Retype nothing but the lines from the start of the material up to and including the line with "YAxis, ReferenceLine, ReferenceDot". Pictures don't belong in the copy.

□ □ □ □ □ □ □

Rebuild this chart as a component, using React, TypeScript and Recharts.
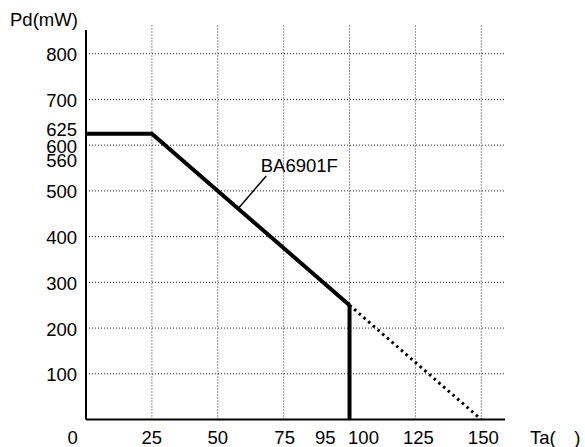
import React from "react";
import { LineChart, Line, XAxis, YAxis, ReferenceLine, ReferenceDot } from "recharts";

const xTicks = [0, 25, 50, 75, 95, 100, 125, 150];
const yTicks = [100, 200, 300, 400, 500, 560, 600, 625, 700, 800];
const xGrid = [25, 50, 75, 100, 125, 150];
const yGrid = [100, 200, 300, 400, 500, 600, 700, 800];

const deratingSolid = [
  { x: 0, y: 625 },
  { x: 25, y: 625 },
  { x: 100, y: 250 },
];
const cutoffLine = [
  { x: 100, y: 250 },
  { x: 100, y: 0 },
];
const extrapolated = [
  { x: 100, y: 250 },
  { x: 150, y: 0 },
];

const seriesName = "BA6901F";
const yTitle = "Pd(mW)";
const xTitle = "Ta(\u2003)";

const FONT = "'Liberation Sans', Arial, Helvetica, sans-serif";
const FS = 18.5;

const xNudge: Record<number, number> = { 0: -13.3, 75: 1, 95: -11, 100: 14, 125: 3, 150: 2 };
const yNudge: Record<number, number> = { 625: -5, 560: -3.5 };

const XTick = (props: any) => {
  const { x, y, payload } = props;
  const v = payload.value;
  return (
    <text x={x + (xNudge[v] || 0)} y={y + 24.5} textAnchor="middle" fontFamily={FONT} fontSize={FS} fill="#000">
      {v}
    </text>
  );
};

const YTick = (props: any) => {
  const { x, y, payload } = props;
  const v = payload.value;
  return (
    <text x={x} y={y + 1 + (yNudge[v] || 0)} textAnchor="end" dominantBaseline="central" fontFamily={FONT} fontSize={FS} fill="#000">
      {v}
    </text>
  );
};

export default function App() {
  return (
    <div style={{ position: "absolute", left: 0, top: 0, background: "#fff" }}>
      <LineChart width={585} height={447} margin={{ top: 24, right: 80, left: 0, bottom: 0 }}>
        <XAxis
          type="number"
          dataKey="x"
          domain={[0, 159]}
          ticks={xTicks}
          interval={0}
          allowDataOverflow
          height={27.5}
          tickSize={0}
          tickMargin={0}
          tickLine={false}
          axisLine={{ stroke: "#000", strokeWidth: 2 }}
          tick={<XTick />}
          label={{
            content: () => (
              <text x={530} y={444} fontFamily={FONT} fontSize={FS} fill="#000" style={{ whiteSpace: "pre" }}>
                {xTitle}
              </text>
            ),
          }}
        />
        <YAxis
          type="number"
          dataKey="y"
          domain={[0, 865]}
          ticks={yTicks}
          interval={0}
          allowDataOverflow
          width={86}
          tickSize={0}
          tickMargin={9}
          tickLine={false}
          axisLine={false}
          tick={<YTick />}
          label={{
            content: () => (
              <text x={10} y={26} fontFamily={FONT} fontSize={FS} fill="#000">
                {yTitle}
              </text>
            ),
          }}
        />
        {yGrid.map((v) => (
          <ReferenceLine key={"h" + v} y={v} stroke="#222" strokeWidth={1} strokeDasharray="1 2" />
        ))}
        {xGrid.map((v) => (
          <ReferenceLine key={"v" + v} x={v} stroke="#222" strokeWidth={1} strokeDasharray="1 2" />
        ))}
        <ReferenceLine
          segment={[
            { x: 0, y: 0 },
            { x: 0, y: 852 },
          ]}
          stroke="#000"
          strokeWidth={2}
        />
        <ReferenceLine
          segment={[
            { x: 58.1, y: 463.5 },
            { x: 68.4, y: 532.8 },
          ]}
          stroke="#000"
          strokeWidth={1.5}
        />
        <ReferenceDot
          x={66.3}
          y={541.6}
          r={0}
          fill="none"
          stroke="none"
          label={{
            content: (p: any) => (
              <text x={p.viewBox.x} y={p.viewBox.y} fontFamily={FONT} fontSize={FS} fill="#000">
                {seriesName}
              </text>
            ),
          }}
        />
        <Line
          data={extrapolated}
          dataKey="y"
          stroke="#000"
          strokeWidth={3}
          strokeDasharray="2.5 3.7"
          dot={false}
          activeDot={false}
          isAnimationActive={false}
        />
        <Line
          data={cutoffLine}
          dataKey="y"
          stroke="#000"
          strokeWidth={4}
          dot={false}
          activeDot={false}
          isAnimationActive={false}
        />
        <Line
          data={deratingSolid}
          dataKey="y"
          stroke="#000"
          strokeWidth={4}
          dot={false}
          activeDot={false}
          isAnimationActive={false}
        />
      </LineChart>
    </div>
  );
}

□ □ □ □ □ □ □

Result of the task =
Rebuild this chart as a component, using React, TypeScript and Recharts.
import React from "react";
import { LineChart, Line, XAxis, YAxis, ReferenceLine, ReferenceDot } from "recharts";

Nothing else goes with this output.